Mas Passe Livre é, em essência, uma comédia e, portanto, se fizer rir, terá justificado o seu propósito. Infelizmente, isso também não ocorre. Boa parte das piadas – para não dizer a maioria delas – não funciona, seja pelo desânimo dos personagens, pela apelação dos cineastas ou simplesmente por não serem boas. As cenas envolvendo o rapaz que serve café, por exemplo, são apenas patéticas, sem gerar uma única risada. Os Farrelly também apostam demais em gags envolvendo excremento ou outras situações escatológicas, como a sequência que resulta em uma parede suja de, bem, fezes. Aliás, é difícil esperar alguma coisa de um filme que traz uma piada baseada unicamente em mostrar pênis de tamanhos diferentes – sim mostrar. Como se não bastasse, o filme traz momentos mais do que batidos em termos de comédia, como a cena na qual os personagens tomam mais droga do que o necessário e começam a agir de forma estranha.

Porém, justiça seja feita: Passe Livre tem a sua parcela de momentos engraçados – bem mais do que o recente Esposa de Mentirinha (Just Go With It, 2010), por exemplo. Em certos instantes, o filme parece que pode engrenar e se tornar uma boa fonte de risadas, mas estes breves lampejos de inspiração se revelam raros e esparsos – como um certo comentário relacionado à irmã do personagem de Owen Wilson. O problema, no entanto, é que isso é muito pouco para os autores que criaram a cena do gel do cabelo de Cameron Diaz, colocaram Jim Carrey tentando matar uma vaca a pancadas em plena rodovia e fizeram dois caras sem noção venderem um passarinho sem cabeça a um garoto cego. Estes momentos – presentes nos filmes anteriores dos Farrelly – não eram apenas divertidos, mas realmente surpreendentes, acontecimentos que a plateia jamais poderia esperar.

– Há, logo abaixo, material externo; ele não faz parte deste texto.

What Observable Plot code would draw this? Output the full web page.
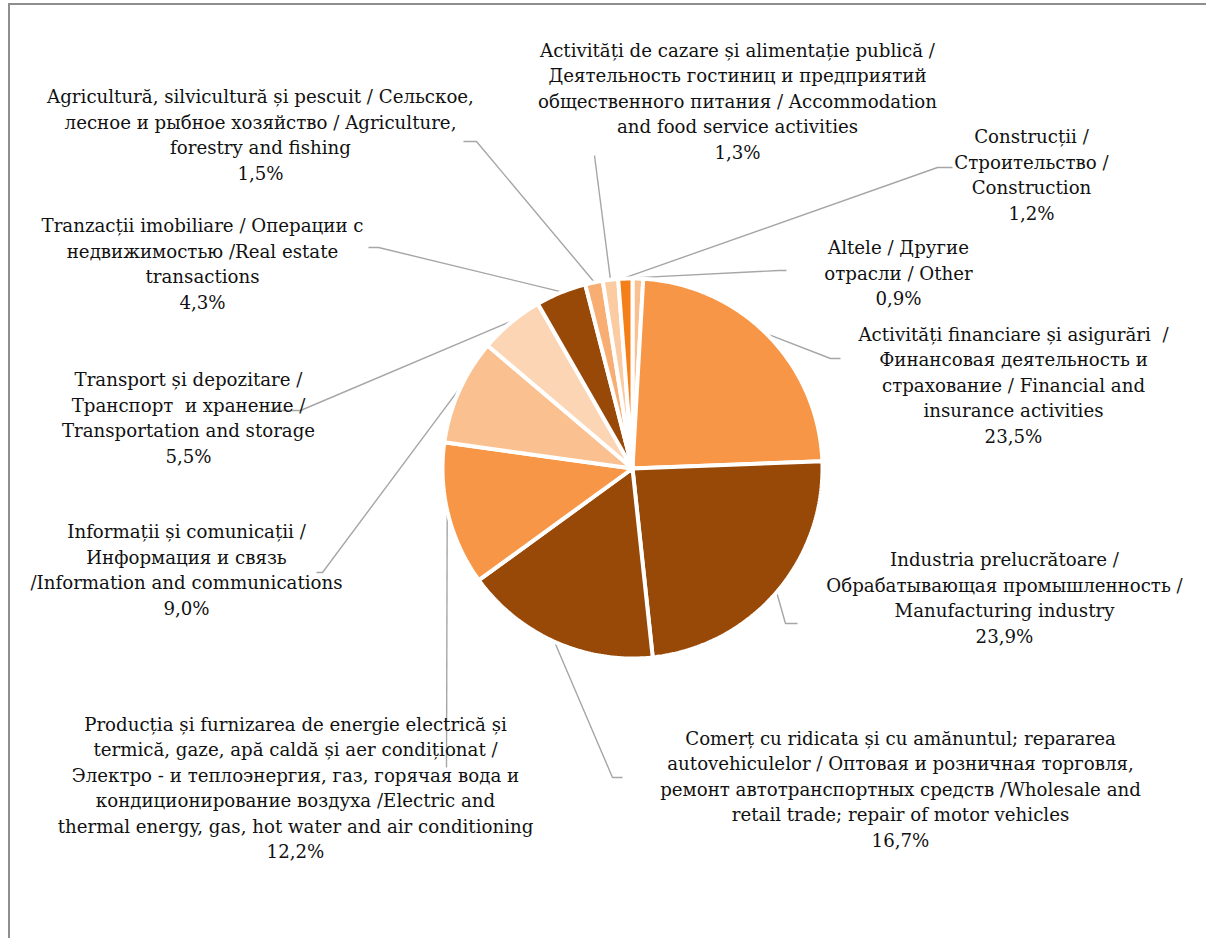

Cenas assim, capazes de levar o espectador às risadas enquanto diz para si mesmo “esses caras são loucos” não são encontradas em Passe Livre ou qualquer outros dos recentes filmes da dupla.

A impressão que fica, mais uma vez, é a de que Peter e Bobby Farrelly cederam ao sistema. Acabaram sendo engolidos pelo padrão da indústria cinematográfica norte-americana e esqueceram a sua veia anárquica e politicamente incorreta. Passe Livre até gera algumas risadas, mas poderia ter sido realizado por qualquer outro diretor do gênero hoje sem grande diferença no resultado. À plateia, resta lamentar os desvios da jornada dos irmãos e imaginar o quão hilário e subversivo o filme poderia ter sido caso dirigido pelos Farrelly do início de carreira.

Comentários (1)

Osnir Sotério de Lima | sexta-feira, 20 de Janeiro de 2012 - 07:45

Comédia acima da média. Conseguiram juntar as reflexões da vida madura com um humor escrachado e sem besteirol. O roteiro se desenrola de forma harmonica e pertinente e no final o resultado é um filme divertido para se assistir com a galera, que tem um conteúdo de "pseudo-autoajuda" para casais que se acham em crise refletirem e, derrepente, entenderem que são felizes e não sabem. Recomendo.